问题
I'm having trouble finding the length of a list. I know how to deal with lists such as say [a,b,c,d]
or [a,b,[],d]
or even [a,[[[]]],c,[]]
each of which have a length of 4. The problem I'm having is trying to figure out the length of the list in a case like this [a,[b,c],d]
. There are 4 elements, but when I run my code, it'll print 3. It considers the inner list [b,c]
as a single element and I'm not sure how to count those separately.
Here's what I have:
% this is the base case
mylen([],0).
% case where element is a single atom like a or []
mylen([_|T],Len) :- atom(_),Len is Len1+1.
% case that *should* deal with sublists [b,c]
mylen([[_|TH]|T],Len) :- mylen(TH,Len1), Len is Len1+1.
% general case
mylen([_|T],Len):- mylen(T,Len1),Len is Len1+1.

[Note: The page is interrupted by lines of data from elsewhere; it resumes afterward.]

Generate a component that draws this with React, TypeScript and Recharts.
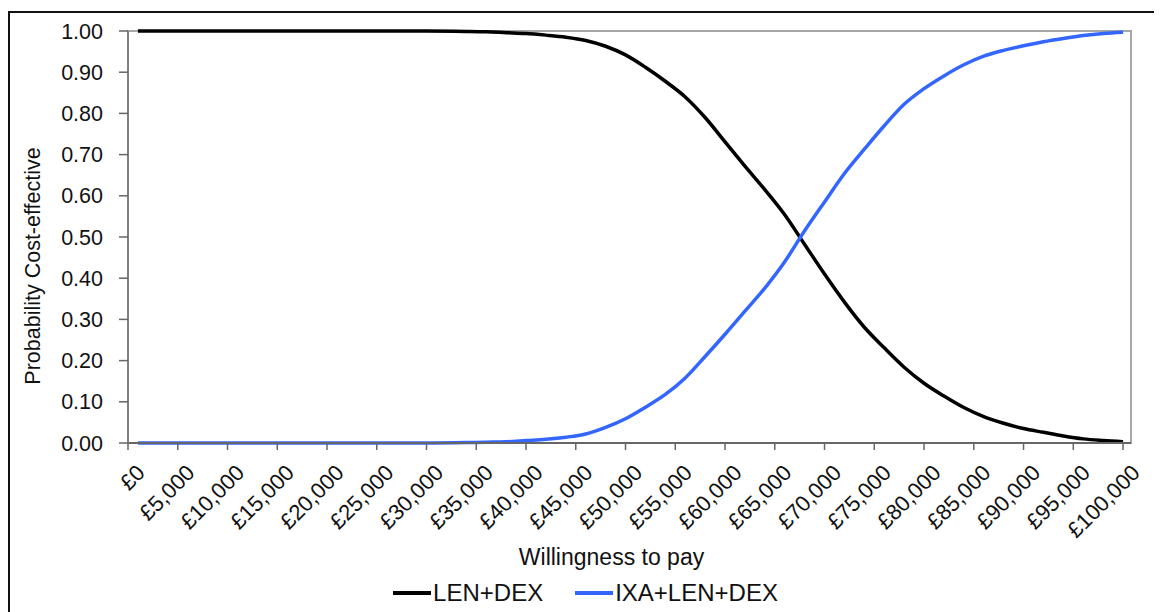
import { LineChart, Line, XAxis, YAxis, Legend, ReferenceArea } from "recharts";

// willingness-to-pay thresholds (£) and probability cost-effective
const wtp = [
  1000, 5000, 10000, 15000, 20000, 25000, 30000, 34000, 36000, 38000, 40000, 42000, 44000, 46000,
  48000, 50000, 52000, 54000, 56000, 58000, 60000, 62000, 64000, 66000, 68000, 70000, 72000, 74000,
  76000, 78000, 80000, 82000, 84000, 86000, 88000, 90000, 92000, 94000, 96000, 98000, 100000,
];
const lenDex = [
  1, 1, 1, 1, 1, 1, 1, 0.999, 0.998, 0.996, 0.994, 0.99, 0.985, 0.977, 0.963, 0.942, 0.912, 0.878,
  0.84, 0.79, 0.731, 0.672, 0.615, 0.554, 0.482, 0.41, 0.342, 0.281, 0.231, 0.184, 0.145, 0.114,
  0.086, 0.064, 0.048, 0.035, 0.026, 0.017, 0.01, 0.006, 0.003,
];
const ixaLenDex = [
  0, 0, 0, 0, 0, 0, 0, 0.001, 0.002, 0.003, 0.006, 0.009, 0.014, 0.022, 0.038, 0.059, 0.087, 0.118,
  0.158, 0.21, 0.264, 0.32, 0.376, 0.44, 0.515, 0.585, 0.654, 0.713, 0.77, 0.822, 0.86, 0.891,
  0.918, 0.939, 0.953, 0.964, 0.974, 0.982, 0.989, 0.994, 0.997,
];
const xTicks = [
  0, 5000, 10000, 15000, 20000, 25000, 30000, 35000, 40000, 45000, 50000, 55000, 60000, 65000,
  70000, 75000, 80000, 85000, 90000, 95000, 100000,
];
const yTicks = [0, 0.1, 0.2, 0.3, 0.4, 0.5, 0.6, 0.7, 0.8, 0.9, 1];
const legendOrder = ["LEN+DEX", "IXA+LEN+DEX"];

const data = wtp.map((w, i) => ({ wtp: w, lenDex: lenDex[i], ixa: ixaLenDex[i] }));

const FONT = "'Liberation Sans', Arial, sans-serif";

const money = (v: number) => "£" + String(v).replace(/\B(?=(\d{3})+(?!\d))/g, ",");

function XTick({ x, y, payload }: any) {
  return (
    <g transform={`translate(${x + 7},${y + 6})`}>
      <text
        textAnchor="end"
        transform="rotate(-45)"
        dy="0.72em"
        fontSize={22}
        fill="#111"
        fontFamily={FONT}
      >
        {money(payload.value)}
      </text>
    </g>
  );
}

function YTitle({ viewBox }: any) {
  const cx = 23;
  const cy = viewBox.y + viewBox.height / 2 + 29;
  return (
    <text
      x={cx}
      y={cy}
      transform={`rotate(-90, ${cx}, ${cy})`}
      textAnchor="middle"
      dominantBaseline="central"
      fontSize={21.5}
      fill="#111"
      fontFamily={FONT}
    >
      Probability Cost-effective
    </text>
  );
}

function LegendBox({ payload }: any) {
  const items = [...(payload || [])].sort(
    (a: any, b: any) => legendOrder.indexOf(a.value) - legendOrder.indexOf(b.value)
  );
  return (
    <div
      style={{
        display: "flex",
        justifyContent: "center",
        gap: 32,
        paddingLeft: 30,
        fontFamily: FONT,
        fontSize: 24,
        color: "#111",
        lineHeight: "26px",
      }}
    >
      {items.map((p: any) => (
        <span key={p.value} style={{ display: "flex", alignItems: "center" }}>
          <span style={{ width: 38, height: 4, background: p.color, marginRight: 2 }} />
          {p.value}
        </span>
      ))}
    </div>
  );
}

export default function App() {
  return (
    <div style={{ width: 1154, height: 604, overflow: "hidden", paddingTop: 3, boxSizing: "border-box" }}>
      <div
        style={{
          width: 1200,
          height: 700,
          borderTop: "2px solid #111",
          borderLeft: "2px solid #111",
          background: "#fff",
        }}
      >
        <LineChart
          width={1152}
          height={598}
          data={data}
          margin={{ top: 18, right: 31, left: 0, bottom: 5 }}
        >
          <XAxis
            dataKey="wtp"
            type="number"
            domain={[0, 100800]}
            ticks={xTicks}
            interval={0}
            height={137}
            tickSize={7}
            tickMargin={7}
            tick={<XTick />}
            axisLine={{ stroke: "#666", strokeWidth: 2 }}
            tickLine={{ stroke: "#666", strokeWidth: 1.5 }}
            label={{
              value: "Willingness to pay",
              position: "insideBottom",
              offset: 15,
              dx: -18,
              fontSize: 23,
              fill: "#111",
              fontFamily: FONT,
            }}
          />
          <YAxis
            type="number"
            domain={[0, 1]}
            ticks={yTicks}
            width={118}
            tickSize={9}
            tickMargin={16}
            tickFormatter={(v: number) => v.toFixed(2)}
            tick={{ fontSize: 21.5, fill: "#111", fontFamily: FONT }}
            axisLine={{ stroke: "#808080", strokeWidth: 2 }}
            tickLine={{ stroke: "#666", strokeWidth: 1.5 }}
            label={<YTitle />}
          />
          <ReferenceArea
            x1={0}
            x2={100800}
            y1={0}
            y2={1}
            fill="none"
            stroke="#a6a6a6"
            strokeWidth={2}
            ifOverflow="visible"
          />
          <Legend verticalAlign="bottom" align="center" content={<LegendBox />} />
          <Line
            type="monotone"
            dataKey="lenDex"
            name="LEN+DEX"
            stroke="#000000"
            strokeWidth={3.5}
            dot={false}
            isAnimationActive={false}
          />
          <Line
            type="monotone"
            dataKey="ixa"
            name="IXA+LEN+DEX"
            stroke="#3366ff"
            strokeWidth={3.5}
            dot={false}
            isAnimationActive={false}
          />
        </LineChart>
      </div>
    </div>
  );
}
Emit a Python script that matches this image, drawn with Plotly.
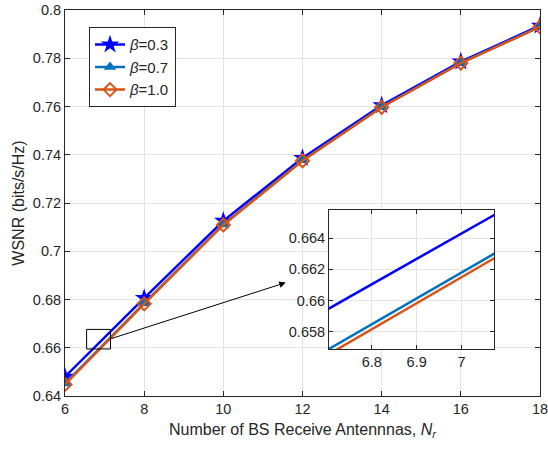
import plotly.graph_objects as go

Nr = [6, 8, 10, 12, 14, 16, 18]
wsnr_b03 = [0.6480, 0.6806, 0.7126, 0.7386, 0.7605, 0.7786, 0.7935]
wsnr_b07 = [0.6452, 0.6784, 0.7111, 0.7377, 0.7598, 0.7781, 0.7931]
wsnr_b10 = [0.6448, 0.6782, 0.7109, 0.7375, 0.7597, 0.7780, 0.7930]
names = ["<i>β</i>=0.3", "<i>β</i>=0.7", "<i>β</i>=1.0"]
colors = ["#0000FF", "#0072BD", "#D95319"]
symbols = ["star", "triangle-up", "diamond-open"]

yticks = [0.64, 0.66, 0.68, 0.70, 0.72, 0.74, 0.76, 0.78, 0.80]
yticklabels = ["0.64", "0.66", "0.68", "0.7", "0.72", "0.74", "0.76", "0.78", "0.8"]
xticks = [6, 8, 10, 12, 14, 16, 18]
inset_xticks = [6.8, 6.9, 7.0]
inset_xlabels = ["6.8", "6.9", "7"]
inset_yticks = [0.658, 0.660, 0.662, 0.664]
inset_ylabels = ["0.658", "0.66", "0.662", "0.664"]

FONT = "Liberation Sans, Arial, sans-serif"
fig = go.Figure()
series = [wsnr_b03, wsnr_b07, wsnr_b10]
for ys, nm, c, s in zip(series, names, colors, symbols):
    mk = dict(symbol=s, size=11, color=c)
    if s == "diamond-open":
        mk = dict(symbol=s, size=10, color=c, line=dict(width=2, color=c))
    elif s == "star":
        mk = dict(symbol=s, size=14, color=c, line=dict(width=0))
    fig.add_trace(go.Scatter(x=Nr, y=ys, name=nm, mode="lines+markers",
                             line=dict(color=c, width=2.5), marker=mk,
                             xaxis="x", yaxis="y"))
for ys, c in zip(series, colors):
    fig.add_trace(go.Scatter(x=Nr, y=ys, mode="lines", showlegend=False,
                             line=dict(color=c, width=2.5), xaxis="x2", yaxis="y2"))

axcol = "#262626"
L, R = 65, 540
W = 548
fig.update_layout(
    width=W, height=451,
    margin=dict(l=L, r=W - R, t=10, b=55),
    paper_bgcolor="white", plot_bgcolor="white",
    font=dict(family=FONT, size=15, color=axcol),
    xaxis=dict(domain=[0, 1], range=[6, 18], tickvals=xticks,
               showgrid=True, gridcolor="#e3e3e3", gridwidth=1,
               showline=True, linecolor=axcol, linewidth=1, mirror="ticks",
               ticks="inside", ticklen=5, tickcolor=axcol, zeroline=False,
               ticklabeloverflow="allow", automargin=False,
               tickfont=dict(size=14.5),
               title=dict(text="Number of BS Receive Antennnas, <i>N<sub>r</sub></i>",
                          font=dict(size=16), standoff=7)),
    yaxis=dict(domain=[0, 1], range=[0.64, 0.80], tickvals=yticks, ticktext=yticklabels,
               showgrid=True, gridcolor="#e3e3e3", gridwidth=1,
               showline=True, linecolor=axcol, linewidth=1, mirror="ticks",
               ticks="inside", ticklen=5, tickcolor=axcol, zeroline=False,
               automargin=False, tickfont=dict(size=14.5),
               title=dict(text="WSNR (bits/s/Hz)", font=dict(size=16), standoff=4)),
    xaxis2=dict(domain=[(329 - L) / (R - L), (494 - L) / (R - L)], anchor="y2",
                range=[6.705, 7.072],
                tickvals=inset_xticks, ticktext=inset_xlabels,
                showgrid=True, gridcolor="#e3e3e3", tickfont=dict(size=14.5),
                showline=True, linecolor=axcol, linewidth=1, mirror="ticks",
                ticks="inside", ticklen=4, tickcolor=axcol, zeroline=False),
    yaxis2=dict(domain=[0.1218, 0.4819], anchor="x2", range=[0.6569, 0.6658],
                tickvals=inset_yticks, ticktext=inset_ylabels,
                showgrid=True, gridcolor="#e3e3e3", tickfont=dict(size=14.5),
                showline=True, linecolor=axcol, linewidth=1, mirror="ticks",
                ticks="inside", ticklen=4, tickcolor=axcol, zeroline=False),
    legend=dict(x=(89 - L) / (R - L), y=0.955, xanchor="left", yanchor="top",
                bgcolor="white", bordercolor=axcol, borderwidth=1,
                font=dict(size=15), tracegroupgap=0, itemwidth=30),
    showlegend=True,
)
fig.add_shape(type="rect", xref="x", yref="y", x0=6.546, x1=7.15, y0=0.6595, y1=0.6676,
              line=dict(color="black", width=1), fillcolor="rgba(0,0,0,0)")
fig.add_annotation(xref="x", yref="y", axref="x", ayref="y",
                   x=11.577, y=0.687, ax=7.132, ay=0.6636,
                   showarrow=True, arrowhead=2, arrowsize=1.3, arrowwidth=1,
                   arrowcolor="black", text="")
fig.write_html("out.html")
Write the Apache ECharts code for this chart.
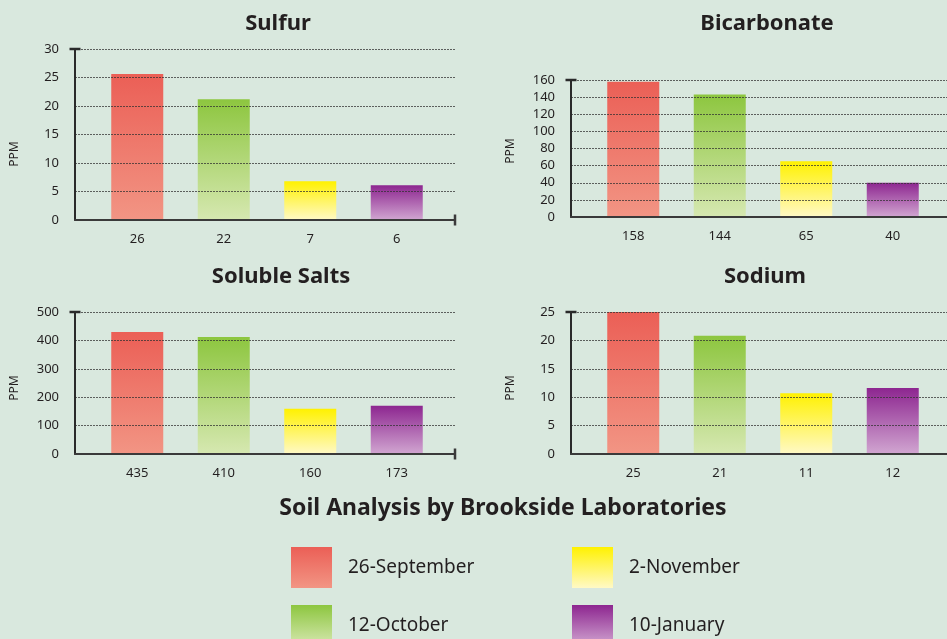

I hope my question is clear. Thank you!
Ps. I looked at other posts concerning this, but couldn't find any solutions to this specific problem.
回答1:
Your problem comes from the fact that you need to treat the head of the list in a special way when it is a non-empty list. So for example:
strangelen([], 0).
strangelen([H|T], Len) :-
( H = [_|_] % head is a non-empty list
-> strangelen(H, LenH)
; LenH = 1
),
strangelen(T, LenT),
Len is LenH + LenT.
And then:
?- strangelen([a,b,c,d], Len).
Len = 4.
?- strangelen([a,b,[],d], Len).
Len = 4.
?- strangelen([a,[[[]]],c,[]], Len).
Len = 4.
?- strangelen([a,[b,c],d], Len).
Len = 4.
?- strangelen([[]], Len).
Len = 1.
?- strangelen([[[b,c]]], Len).
Len = 2.
This solution does not work for a first argument that is not a proper list (try ?- strangelen(List, Len).
)
回答2:
?- atom(_).
false.
Then the second clause it's useless, will always fail. You should not ignore the 'shape' of the list' head, since it could be a list. This problem also appears in the third clause.